The adjacency matrix A is assumed to be randomly permuted and the number of rows in a chunk is constant. This leads to a coarse-grained load balancing – each chunk has roughly the same number of nonzero entries. However, some rows in a power law graph may have orders of magnitude more non-zero entries than others, which does lead to some load imbalance in this application.
Differences in implementation from Phase 1#
The multi-GPU implementation consists of wrapper code around the Phase 1 implementation that distributes A across all of the GPUs, launches independent computation on each GPU, and collects the results.
How To Run This Application on NVIDIA’s DGX-2#
Prerequisites#
git clone https://github.com/owensgroup/graphblas_proj -b dev/mgpu2
cd graphblas_proj
make -j16
Verify git SHA: commit c55074593fac49de088ca9afa9d2e82422bccda4
Partitioning the input dataset#
Data partitioning occurs at runtime whereby matrix A is distributed across all available GPUs. Please see the summary above for more information.
Running the application (default configurations)#
./hive-mgpu-run.sh
This will launch jobs that sweep across 1 to 16 GPU configurations per dataset as specified in hive-proj-test.sh. See Running the Applications for additional information.
Datasets#
Default Locations:
/home/u00u7u37rw7AjJoA4e357/data/gunrock/hive_datasets/mario-2TB/proj_movielens
Names:
ml_1000000
ml_5000000
ml_full
Running the application (alternate configurations)#
hive-mgpu-run.sh#
Modify OUTPUT_DIR to store generated output and json files in an alternate location.
hive-proj-test.sh#
Please review the provided script and see Running the Applications for details on running with additional datasets. In addition matrix market .mtx must first be converted to binary as follows:
# convert data to binary
python data/mtx2bin.py --inpath data/ml_full.mtx
Output#
No change from Phase 1.
Performance and Analysis#
No change from Phase 1.
Implementation limitations#
Implementation limitations are largely the same as in Phase 1.
The input graph still must fit onto a single GPU, as this parallelization strategy requires the adjacency matrix A to be replicated across all GPUs.

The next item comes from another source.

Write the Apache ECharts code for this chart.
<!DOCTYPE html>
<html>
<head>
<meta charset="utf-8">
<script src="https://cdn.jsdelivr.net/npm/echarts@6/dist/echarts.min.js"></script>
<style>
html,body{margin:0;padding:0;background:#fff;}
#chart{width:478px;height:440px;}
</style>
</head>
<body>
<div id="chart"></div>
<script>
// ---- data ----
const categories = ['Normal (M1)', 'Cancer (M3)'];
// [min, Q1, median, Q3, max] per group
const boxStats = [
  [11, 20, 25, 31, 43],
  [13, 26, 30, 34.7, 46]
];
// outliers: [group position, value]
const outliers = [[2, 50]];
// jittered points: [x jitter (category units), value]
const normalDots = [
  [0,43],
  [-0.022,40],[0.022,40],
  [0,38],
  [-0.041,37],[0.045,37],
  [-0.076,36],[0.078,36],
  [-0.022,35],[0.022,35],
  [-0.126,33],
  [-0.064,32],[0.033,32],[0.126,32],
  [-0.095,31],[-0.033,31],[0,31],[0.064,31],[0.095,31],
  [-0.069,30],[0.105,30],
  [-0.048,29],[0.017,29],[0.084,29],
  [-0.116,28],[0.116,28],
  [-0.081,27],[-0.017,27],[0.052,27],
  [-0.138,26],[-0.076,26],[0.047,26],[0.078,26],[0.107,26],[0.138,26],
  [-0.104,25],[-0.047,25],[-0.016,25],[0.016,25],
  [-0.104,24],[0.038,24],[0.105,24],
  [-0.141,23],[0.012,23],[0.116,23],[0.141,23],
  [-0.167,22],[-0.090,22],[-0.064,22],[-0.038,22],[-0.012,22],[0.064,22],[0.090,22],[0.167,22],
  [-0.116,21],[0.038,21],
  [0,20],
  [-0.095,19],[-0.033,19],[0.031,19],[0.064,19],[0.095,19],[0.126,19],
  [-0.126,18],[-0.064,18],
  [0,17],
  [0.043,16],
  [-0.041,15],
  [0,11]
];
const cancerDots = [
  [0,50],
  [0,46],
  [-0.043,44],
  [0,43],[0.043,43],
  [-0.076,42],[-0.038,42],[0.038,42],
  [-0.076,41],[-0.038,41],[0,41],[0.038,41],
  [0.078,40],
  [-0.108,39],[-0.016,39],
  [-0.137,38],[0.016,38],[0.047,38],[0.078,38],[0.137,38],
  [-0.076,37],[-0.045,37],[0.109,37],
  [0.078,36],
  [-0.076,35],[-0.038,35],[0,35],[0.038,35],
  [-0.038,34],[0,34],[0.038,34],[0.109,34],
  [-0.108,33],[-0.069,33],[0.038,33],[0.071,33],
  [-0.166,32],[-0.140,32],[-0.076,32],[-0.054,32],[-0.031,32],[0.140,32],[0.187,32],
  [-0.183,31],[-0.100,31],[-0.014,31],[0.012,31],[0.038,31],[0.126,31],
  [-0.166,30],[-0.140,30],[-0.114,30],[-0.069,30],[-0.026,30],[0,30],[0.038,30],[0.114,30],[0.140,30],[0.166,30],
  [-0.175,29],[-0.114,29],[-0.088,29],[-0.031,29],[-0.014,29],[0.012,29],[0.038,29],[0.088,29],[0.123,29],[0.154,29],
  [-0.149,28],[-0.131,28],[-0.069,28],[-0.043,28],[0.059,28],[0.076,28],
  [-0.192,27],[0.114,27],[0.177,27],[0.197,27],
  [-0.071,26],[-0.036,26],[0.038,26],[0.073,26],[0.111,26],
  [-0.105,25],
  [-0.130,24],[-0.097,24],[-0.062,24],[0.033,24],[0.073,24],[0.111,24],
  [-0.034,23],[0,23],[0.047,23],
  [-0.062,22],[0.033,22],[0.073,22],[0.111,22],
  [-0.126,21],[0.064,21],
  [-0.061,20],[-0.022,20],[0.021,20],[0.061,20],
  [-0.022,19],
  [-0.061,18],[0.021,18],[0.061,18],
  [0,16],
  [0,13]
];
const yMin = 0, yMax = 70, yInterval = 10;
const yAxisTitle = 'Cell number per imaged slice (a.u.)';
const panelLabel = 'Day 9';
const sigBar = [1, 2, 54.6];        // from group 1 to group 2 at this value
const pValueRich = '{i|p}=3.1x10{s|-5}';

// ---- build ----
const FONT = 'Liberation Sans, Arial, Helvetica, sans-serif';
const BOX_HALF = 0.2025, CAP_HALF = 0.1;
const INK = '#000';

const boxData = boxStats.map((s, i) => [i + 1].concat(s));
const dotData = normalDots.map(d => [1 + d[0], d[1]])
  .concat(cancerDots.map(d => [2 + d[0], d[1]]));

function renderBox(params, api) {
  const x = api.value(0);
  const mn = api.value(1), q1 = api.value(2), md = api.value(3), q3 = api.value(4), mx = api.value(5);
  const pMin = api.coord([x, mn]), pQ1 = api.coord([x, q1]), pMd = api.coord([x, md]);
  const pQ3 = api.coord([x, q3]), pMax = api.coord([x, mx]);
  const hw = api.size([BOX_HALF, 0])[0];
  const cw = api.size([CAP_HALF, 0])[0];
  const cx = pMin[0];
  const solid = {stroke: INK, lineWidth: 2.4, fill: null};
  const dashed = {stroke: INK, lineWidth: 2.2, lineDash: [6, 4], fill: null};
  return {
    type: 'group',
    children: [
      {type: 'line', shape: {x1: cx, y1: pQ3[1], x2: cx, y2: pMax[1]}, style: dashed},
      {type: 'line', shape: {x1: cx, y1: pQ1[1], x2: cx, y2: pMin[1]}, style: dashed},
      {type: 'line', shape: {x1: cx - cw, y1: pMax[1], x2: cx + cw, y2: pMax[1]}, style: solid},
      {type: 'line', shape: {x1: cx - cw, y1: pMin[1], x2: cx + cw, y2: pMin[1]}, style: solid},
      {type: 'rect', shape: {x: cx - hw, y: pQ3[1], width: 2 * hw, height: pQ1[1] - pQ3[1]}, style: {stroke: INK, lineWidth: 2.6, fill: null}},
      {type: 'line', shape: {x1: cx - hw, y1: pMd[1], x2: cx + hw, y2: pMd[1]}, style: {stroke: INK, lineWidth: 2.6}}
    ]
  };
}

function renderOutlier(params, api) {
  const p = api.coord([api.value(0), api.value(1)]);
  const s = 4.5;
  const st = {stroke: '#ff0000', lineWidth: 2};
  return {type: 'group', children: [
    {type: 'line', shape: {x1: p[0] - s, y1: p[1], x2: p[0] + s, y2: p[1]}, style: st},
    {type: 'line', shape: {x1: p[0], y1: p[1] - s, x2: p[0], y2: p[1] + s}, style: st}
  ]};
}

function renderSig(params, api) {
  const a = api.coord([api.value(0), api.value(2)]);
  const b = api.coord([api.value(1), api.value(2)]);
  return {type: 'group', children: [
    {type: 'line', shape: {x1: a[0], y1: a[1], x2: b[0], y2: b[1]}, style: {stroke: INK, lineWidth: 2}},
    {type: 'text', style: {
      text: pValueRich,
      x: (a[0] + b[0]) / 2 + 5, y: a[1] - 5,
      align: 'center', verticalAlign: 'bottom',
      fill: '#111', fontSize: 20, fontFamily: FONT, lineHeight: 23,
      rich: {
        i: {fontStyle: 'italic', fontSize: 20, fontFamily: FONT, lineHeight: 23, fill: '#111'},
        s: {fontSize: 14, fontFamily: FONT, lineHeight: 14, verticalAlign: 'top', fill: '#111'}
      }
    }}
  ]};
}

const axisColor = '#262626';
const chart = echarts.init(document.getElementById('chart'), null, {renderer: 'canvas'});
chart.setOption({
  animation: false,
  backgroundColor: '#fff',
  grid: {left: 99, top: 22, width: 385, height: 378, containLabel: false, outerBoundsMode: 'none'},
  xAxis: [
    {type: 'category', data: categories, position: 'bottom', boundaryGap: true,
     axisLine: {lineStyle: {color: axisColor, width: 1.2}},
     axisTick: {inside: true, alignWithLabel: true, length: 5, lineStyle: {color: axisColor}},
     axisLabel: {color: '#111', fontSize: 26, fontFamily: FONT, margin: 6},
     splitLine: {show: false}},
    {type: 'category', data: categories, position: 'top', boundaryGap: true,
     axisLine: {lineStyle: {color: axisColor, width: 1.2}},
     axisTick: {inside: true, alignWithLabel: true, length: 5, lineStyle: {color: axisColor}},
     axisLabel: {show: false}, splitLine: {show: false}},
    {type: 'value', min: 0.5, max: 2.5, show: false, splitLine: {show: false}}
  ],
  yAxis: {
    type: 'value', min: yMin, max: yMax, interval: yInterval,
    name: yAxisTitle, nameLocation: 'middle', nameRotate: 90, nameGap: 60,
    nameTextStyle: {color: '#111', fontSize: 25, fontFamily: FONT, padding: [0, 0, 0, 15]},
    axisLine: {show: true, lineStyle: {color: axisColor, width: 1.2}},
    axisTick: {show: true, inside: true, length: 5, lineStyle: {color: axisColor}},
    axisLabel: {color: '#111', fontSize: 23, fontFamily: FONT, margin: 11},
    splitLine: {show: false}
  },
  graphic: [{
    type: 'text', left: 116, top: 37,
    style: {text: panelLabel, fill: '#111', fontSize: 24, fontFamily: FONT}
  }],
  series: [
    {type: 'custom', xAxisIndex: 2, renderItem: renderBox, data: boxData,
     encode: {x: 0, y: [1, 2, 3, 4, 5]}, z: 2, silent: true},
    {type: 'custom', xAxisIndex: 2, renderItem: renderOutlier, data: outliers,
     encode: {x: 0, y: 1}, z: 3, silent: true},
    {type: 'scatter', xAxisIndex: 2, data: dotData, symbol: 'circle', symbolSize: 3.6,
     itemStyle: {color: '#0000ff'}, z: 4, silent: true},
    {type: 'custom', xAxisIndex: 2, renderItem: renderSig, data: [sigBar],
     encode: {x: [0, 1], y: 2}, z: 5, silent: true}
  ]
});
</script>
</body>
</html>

However, in the multi-GPU implementation, only 1 / num_gpus of the output adjacency matrix H must fit on a GPU. This is important, because H tends to be a dense matrix, which causes us to run out of GPU memory for even medium-sized graphs G. Thus, the multi-GPU implementation does allow us to run graph_projections on larger graphs, approximately linearly with the number of GPUs used.
Performance limitations#
No change from Phase 1 – in the multi-GPU setting, each GPU is doing almost exactly the same operations as the single-GPU setting, albeit on a subset of the left hand matrix rows.
Scalability behavior#
Scaling is predominantly limited by the presence of load imbalance due to the constant size chunking of rows. To attain perfect scaling, we would want to use a dynamically allocated chunk of the left hand matrix such that the number of nonzero elements is approximately equal, rather than such that the number of rows is approximately equal. This is a somewhat non-trivial optimization – we’d need either some heuristic for creating chunks of rows with approximately the same number of nonzero elements or we’d need to add support for accumulating values across GPUs. However, we do expect that one of these approaches would lead to further improvements in scaling.
The time it takes to copy the input adjacency matrix A to each GPU also contributes to some imperfect scaling, though the cost of this operation tends to be small compared to the cost of the actal computation.